The movement is designed to dictate and enforce conformity, as Austin Bramwell very smartly observed in an American Conservative article, and allows a certain degree of policy debate combat provided that everyone accepts basic goals and doesn’t stray too far off of the message.  This message would be that the GOP favours small government, reduced government spending, lower taxes, free markets, free trade, curtailing abortion and controlling the borders, while invading various countries as and when the President deems it necessary.  This is the official story of what the GOP promotes.  Half of this message is not true and some of the rest of it should make conservatives nervous, but so long as the small-government, deficit hawk, “protectionist” and realist folks don’t point these things out too loudly everything will be fine.  But now that there is a sense that the ship is sinking anyway, these repressed disagreements are coming out with increasing ferocity and it has become much more like “every man for himself.”  To talk about how normal this situation supposedly is (with some variant of “and the sun rises in the east” remarks) is to be like Kevin Bacon’s ROTC character in Animal House declaring that all is well as chaos explodes around him. 

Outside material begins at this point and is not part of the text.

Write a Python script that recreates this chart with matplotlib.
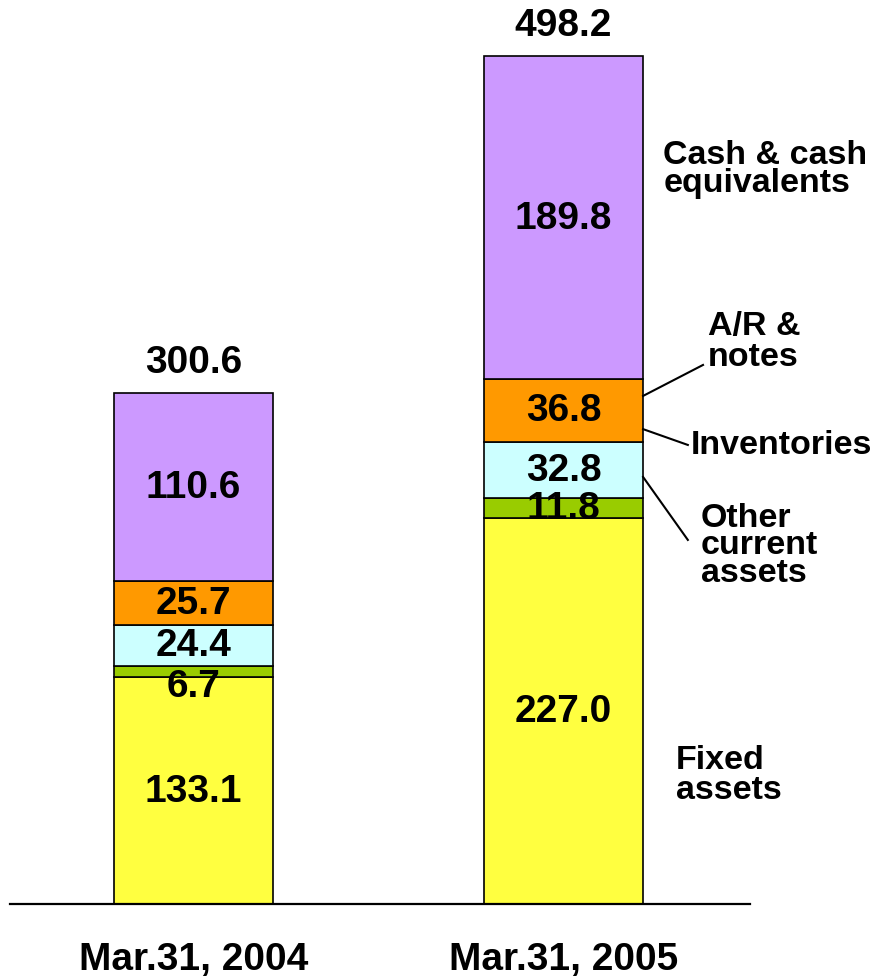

It is worth noting that the people who have led the way in dissenting from the party line on Iraq, spending and immigration have tended to be those with the least stake in the movement’s institutions and the administration (or they are people who worked for the administration but then left in disgust and/or frustration).  It is hardly impressive for a movement supposedly so defined by vibrant internal debate that the only dissonance one hears comes from the people who have gone out (or been cast out) to the margins.  Using this as proof of the vitality of conservative debate would be like bragging on the flourishing of freedom of expression and representative government in a given country by pointing to the great number of artists, intellectuals and professionals who have fled the country on political grounds.